The World of Kazuharu Hanada: A Variation of the Northern Island
December 18, 2021 - February 20, 2022
"Paintings composed with a theme of relations between emotion and recognition, utilizing geometric lines and shapes,"
— Japanese painter Kazuharu Hanada
Whitestone Gallery is pleased to present a solo exhibition, the World of Kazuharu Hanada: A Variation of the Northern Island. On view at the gallery's Taipei location, this exhibition marks his debut solo presentation in Taiwan. The show introduces over 40 new works that the artist created in the past five decades, including large-scale paintings and works on paper. As one of the representative abstract painters from Hokkaido, Hanada briefly travelled to Europe and was an active member of the avant-garde art movement in the 1970s. He studied and specialized in various forms of modern art such as Fauvism, Cubism, Surrealism, and Abstract Expressionism. The unique northern Japan landscapes were depicted through his use of colourful abstraction.

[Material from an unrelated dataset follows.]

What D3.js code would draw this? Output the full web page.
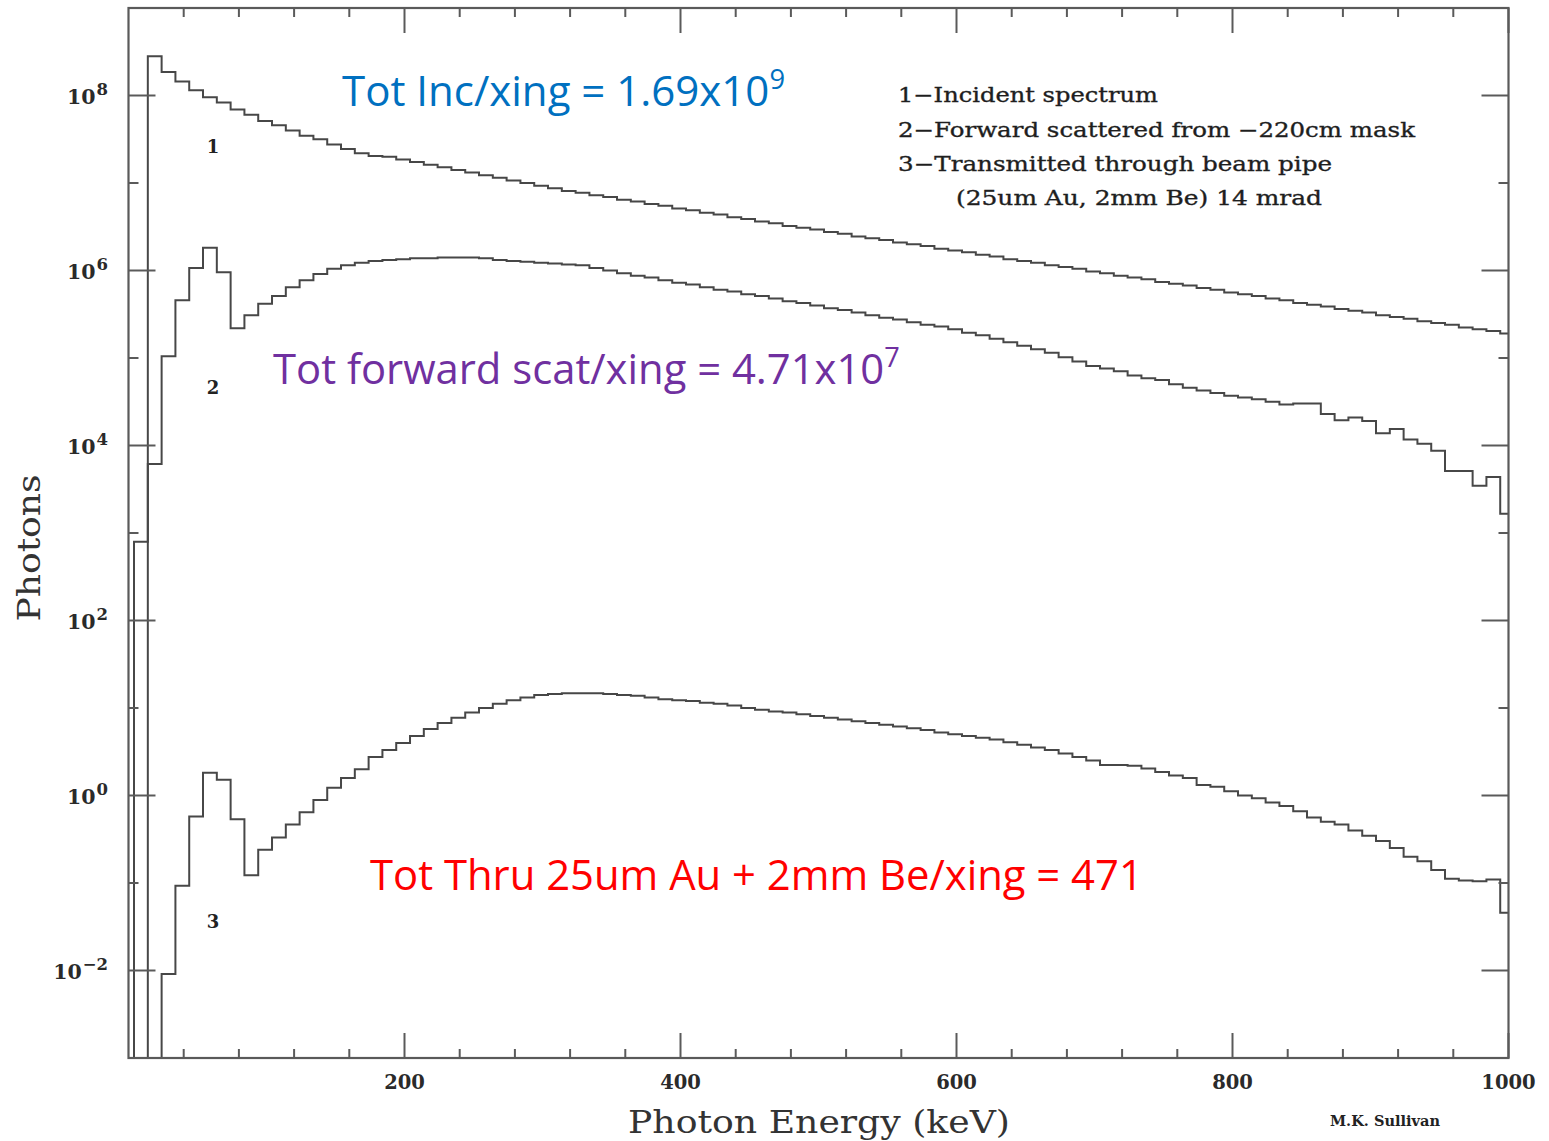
<!DOCTYPE html>
<html><head><meta charset="utf-8">
<script src="https://cdn.jsdelivr.net/npm/d3@7/dist/d3.min.js"></script>
<style>body{margin:0;background:#fff}svg{display:block}</style>
</head><body>
<svg id="chart" width="1549" height="1141"></svg>
<script>
// ---------- data ----------
const binLow = [4,14,24,34,44,54,64,74,84,94,104,114,124,134,144,154,164,174,184,194,
204,214,224,234,244,254,264,274,284,294,304,314,324,334,344,354,364,374,384,394,
404,414,424,434,444,454,464,474,484,494,504,514,524,534,544,554,564,574,584,594,
604,614,624,634,644,654,664,674,684,694,704,714,724,734,744,754,764,774,784,794,
804,814,824,834,844,854,864,874,884,894,904,914,924,934,944,954,964,974,984,994];
const binWidth = 10;
// log10(photons) per bin; null = empty bin
const incidentExp = [2.9,
8.45,8.27,8.16,8.06,7.98,7.92,7.84,7.78,7.71,7.66,7.60,7.54,7.50,7.44,7.39,7.34,7.31,
7.30,7.27,7.24,7.21,7.18,7.15,7.12,7.09,7.06,7.03,7.00,6.97,6.94,6.91,
6.89,6.86,6.84,6.81,6.79,6.76,6.74,6.71,6.69,6.66,6.64,6.61,6.59,6.56,6.54,6.51,6.49,
6.47,6.44,6.42,6.39,6.37,6.35,6.32,6.30,6.28,6.25,6.23,6.21,6.18,6.16,6.13,6.11,6.09,6.06,6.04,6.02,
5.99,5.97,5.94,5.92,5.90,5.87,5.85,5.83,5.80,5.78,5.75,5.73,5.71,5.68,5.66,5.63,
5.61,5.59,5.56,5.54,5.52,5.49,5.47,5.45,5.42,5.40,5.38,5.35,5.33,5.31,5.28];
const forwardExp = [null,
3.79,5.02,5.66,6.03,6.26,5.98,5.34,5.49,5.62,5.71,5.81,5.89,5.96,6.02,6.06,6.09,
6.11,6.12,6.13,6.14,6.14,6.15,6.15,6.15,6.14,
6.12,6.11,6.10,6.09,6.08,6.07,6.06,6.03,6.00,5.97,5.94,5.92,5.89,5.86,5.84,5.81,5.78,5.76,5.73,5.71,5.68,5.65,5.63,
5.60,5.57,5.55,5.52,5.49,5.46,5.44,5.41,5.38,5.36,
5.33,5.29,5.26,5.22,5.18,5.14,5.10,5.06,5.01,4.96,4.91,
4.88,4.85,4.80,4.77,4.75,4.70,4.66,4.63,4.60,4.57,4.55,4.53,4.50,4.47,4.48,
4.48,4.36,4.29,4.32,4.28,4.14,4.19,4.07,4.02,3.94,3.71,3.71,3.54,3.64,3.22];
const transmittedExp = [null,null,
-2.04,-1.03,-0.24,0.26,0.18,-0.27,-0.91,-0.62,-0.48,-0.33,-0.19,-0.05,0.09,0.20,0.30,0.44,0.52,
0.60,0.68,0.76,0.83,0.89,0.95,1.00,1.05,1.09,1.12,1.15,1.16,1.17,1.17,1.17,1.16,1.15,1.14,1.12,1.10,
1.09,1.08,1.06,1.05,1.03,1.00,0.98,0.96,0.95,0.93,0.91,
0.89,0.87,0.85,0.83,0.81,0.79,0.77,0.75,0.72,0.70,
0.68,0.66,0.64,0.61,0.58,0.55,0.52,0.48,0.44,0.40,
0.35,0.35,0.34,0.31,0.27,0.23,0.20,0.12,0.10,0.05,
0.00,-0.03,-0.08,-0.12,-0.18,-0.25,-0.30,-0.33,-0.40,-0.46,
-0.52,-0.60,-0.70,-0.75,-0.85,-0.95,-0.97,-0.98,-0.96,-1.34];
const curveLabels = ["1","2","3"];
const xMajorTicks = [200,400,600,800,1000];
const xTickLabels = ["200","400","600","800","1000"];
const xMinorTicks = [40,80,120,160,240,280,320,360,440,480,520,560,640,680,720,760,840,880,920,960];
const yMajorExps = [-2,0,2,4,6,8];
const yTickLabels = ["\u22122","0","2","4","6","8"];
const yMinorExps = [-1,1,3,5,7];
const legendLines = ["1\u2212Incident spectrum","2\u2212Forward scattered from \u2212220cm mask","3\u2212Transmitted through beam pipe","(25um Au, 2mm Be) 14 mrad"];
const notes = [
  {main:"Tot Inc/xing = 1.69x10", sup:"9"},
  {main:"Tot forward scat/xing = 4.71x10", sup:"7"},
  {main:"Tot Thru 25um Au + 2mm Be/xing = 471", sup:""}
];

// ---------- layout ----------
const svg = d3.select("#chart");
const L = 128.5, R = 1508.5, T = 8, B = 1058;
const x = d3.scaleLinear().domain([0,1000]).range([L,R]);
const y = d3.scaleLog().domain([1e-3,1e9]).range([B,T]);
const lineCol = "#474747", axisCol = "#5a5a5a";

svg.append("defs").append("clipPath").attr("id","plotclip")
  .append("rect").attr("x",L).attr("y",T).attr("width",R-L).attr("height",B-T);

function histPoints(exps){
  const pts = [];
  let started = false, last = null;
  exps.forEach((e,i)=>{
    const yy = e==null ? B+20 : y(Math.pow(10,e));
    if(!started){ if(e==null) return; pts.push([x(binLow[i]), B+20]); started = true; }
    pts.push([x(binLow[i]), yy]); last = [x(Math.min(binLow[i]+binWidth,1000)), yy];
  });
  pts.push(last);
  return pts;
}
const line = d3.line().curve(d3.curveStepAfter);
const g = svg.append("g").attr("clip-path","url(#plotclip)");
[incidentExp, forwardExp, transmittedExp].forEach(s=>{
  g.append("path").attr("d", line(histPoints(s)))
    .attr("fill","none").attr("stroke",lineCol).attr("stroke-width",2)
    .attr("stroke-linejoin","miter");
});

// frame
svg.append("rect").attr("x",L).attr("y",T).attr("width",R-L).attr("height",B-T)
  .attr("fill","none").attr("stroke",axisCol).attr("stroke-width",2.2);

// ticks (inward, all four sides)
const tk = svg.append("g").attr("stroke",axisCol).attr("stroke-width",2);
xMinorTicks.forEach(v=>{
  tk.append("line").attr("x1",x(v)).attr("x2",x(v)).attr("y1",B).attr("y2",B-9);
  tk.append("line").attr("x1",x(v)).attr("x2",x(v)).attr("y1",T).attr("y2",T+9);
});
xMajorTicks.forEach(v=>{
  tk.append("line").attr("x1",x(v)).attr("x2",x(v)).attr("y1",B).attr("y2",B-25);
  tk.append("line").attr("x1",x(v)).attr("x2",x(v)).attr("y1",T).attr("y2",T+25);
});
yMinorExps.forEach(e=>{
  const yy = y(Math.pow(10,e));
  tk.append("line").attr("x1",L).attr("x2",L+10).attr("y1",yy).attr("y2",yy);
  tk.append("line").attr("x1",R).attr("x2",R-10).attr("y1",yy).attr("y2",yy);
});
yMajorExps.forEach(e=>{
  const yy = y(Math.pow(10,e));
  tk.append("line").attr("x1",L).attr("x2",L+27).attr("y1",yy).attr("y2",yy);
  tk.append("line").attr("x1",R).attr("x2",R-27).attr("y1",yy).attr("y2",yy);
});

const serif = "'DejaVu Serif', 'Liberation Serif', serif";
// x tick labels
xMajorTicks.forEach((v,i)=>{
  svg.append("text").attr("x",x(v)).attr("y",1089).attr("text-anchor","middle")
    .attr("font-family",serif).attr("font-weight","bold").attr("font-size",19.5)
    .attr("fill","#2a2a2a").text(xTickLabels[i]);
});
// y tick labels
yMajorExps.forEach((e,i)=>{
  const yy = y(Math.pow(10,e));
  const t = svg.append("text").attr("x",108).attr("y",yy+8).attr("text-anchor","end")
    .attr("font-family",serif).attr("font-weight","bold").attr("fill","#2a2a2a");
  t.append("tspan").attr("font-size",20.5).text("10");
  t.append("tspan").attr("font-size",16.5).attr("dx",1).attr("dy",-9).text(yTickLabels[i]);
});
// axis titles
svg.append("text").attr("x",819).attr("y",1133).attr("text-anchor","middle")
  .attr("font-family",serif).attr("font-size",31).attr("fill","#333")
  .attr("textLength",382).attr("lengthAdjust","spacingAndGlyphs").text("Photon Energy (keV)");
svg.append("text").attr("transform","translate(40,548) rotate(-90)").attr("text-anchor","middle")
  .attr("font-family",serif).attr("font-size",31).attr("fill","#333")
  .attr("textLength",147).attr("lengthAdjust","spacingAndGlyphs").text("Photons");

// curve labels
[[213,153],[213,394],[213,928]].forEach((p,i)=>{
  svg.append("text").attr("x",p[0]).attr("y",p[1]).attr("text-anchor","middle")
    .attr("font-family",serif).attr("font-weight","bold").attr("font-size",18)
    .attr("fill","#222").text(curveLabels[i]);
});

// legend
const legPos = [[898,102,260],[898,137,517],[898,171,434],[956,205,366]];
legendLines.forEach((s,i)=>{
  svg.append("text").attr("x",legPos[i][0]).attr("y",legPos[i][1])
    .attr("font-family",serif).attr("font-size",20).attr("fill","#1e1e1e")
    .attr("stroke","#1e1e1e").attr("stroke-width",0.35)
    .attr("textLength",legPos[i][2]).attr("lengthAdjust","spacingAndGlyphs").text(s);
});

// annotations
const noteStyle = [
  {x:342,y:106,w:443,c:"#0070C0"},
  {x:273,y:384,w:627,c:"#7030A0"},
  {x:370,y:890,w:773,c:"#FF0000"}
];
notes.forEach((n,i)=>{
  const st = noteStyle[i];
  const t = svg.append("text").attr("x",st.x).attr("y",st.y)
    .attr("font-family","'Open Sans','Lato',sans-serif").attr("font-size",40).attr("fill",st.c);
  t.append("tspan").text(n.main);
  if(n.sup) t.append("tspan").attr("font-size",26).attr("dy",-17).text(n.sup);
  const w = t.node().getComputedTextLength();
  t.attr("font-size",40*st.w/w);
  t.selectAll("tspan").filter((d,j)=>j===1).attr("font-size",26*st.w/w);
});

svg.append("text").attr("x",1330).attr("y",1126)
  .attr("font-family",serif).attr("font-weight","bold").attr("font-size",14)
  .attr("fill","#222").attr("textLength",110).attr("lengthAdjust","spacingAndGlyphs").text("M.K. Sullivan");
</script>
</body></html>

Born and raised in Hokkaido, Kazuharu Hanada had a master's degree from the Tokyo University of the Arts. After travelling to Northern Europe and Italy after his graduation, he returned to Hokkaido. Inspired by American artists Barnett Newman, Ellsworth Kelly, and Frank Stella, Hanada adopted direct composition and bold use of colour in most of his early works. In "Sock" (1975), the picture was separated into four black, white, and green sections, reminding us of a man's ankle wearing striped socks.
In the 1980s, Kazuharu Hanada started to use expressive and poetic colours to depict the landscape of Hokkaido and further developed his abstraction to a new area. In "Moonlight Night" (1983-1984), combining the black and white tone with primary colours, it displays the peaceful mountains of northern Japan. His unique expression is reflected in the nostalgia and serenity of the picture. A few years later, Hanada turned to portrait and invited his friends to be subjects. As for the oil portrait, "What's Wrong" (1991), the artist applied concise and smooth brushstrokes, in which he merged the bold painting techniques of Fauvism. It captures the expression and charm of an unknown woman while the deliberately watered-down background, focusing on the interpretation of inner emotions.
Kazuharu Hanada was born in 1946 in Sapporo, Hokkaido, Japan. He enrolled in the Department of Oil Painting at the Tokyo University of the Arts in 1965 and received a bachelor's degree in 1969. He then continued his studies as a postgraduate student and was awarded the Ohashi Prize scholarship. In 1974, Hanada returned to his Sapporo's home and worked there until 2017. The Cabinet of Japan awarded the artist the Blue-Ribbon Medal for his contribution to society in 2014. His works have been exhibited in many museums, including the Royal Alberta Museum in Canada, Tokyo Central Museum of Art, Hokkaido Museum of Kotaro Museum of Art, and Karuizawa New Art Museum. Hanada's works have been the subjects of prominent collections, such as Hokkaido Museum of Modern Art, Kushiro Art Museum and A.I.M. Co., Ltd.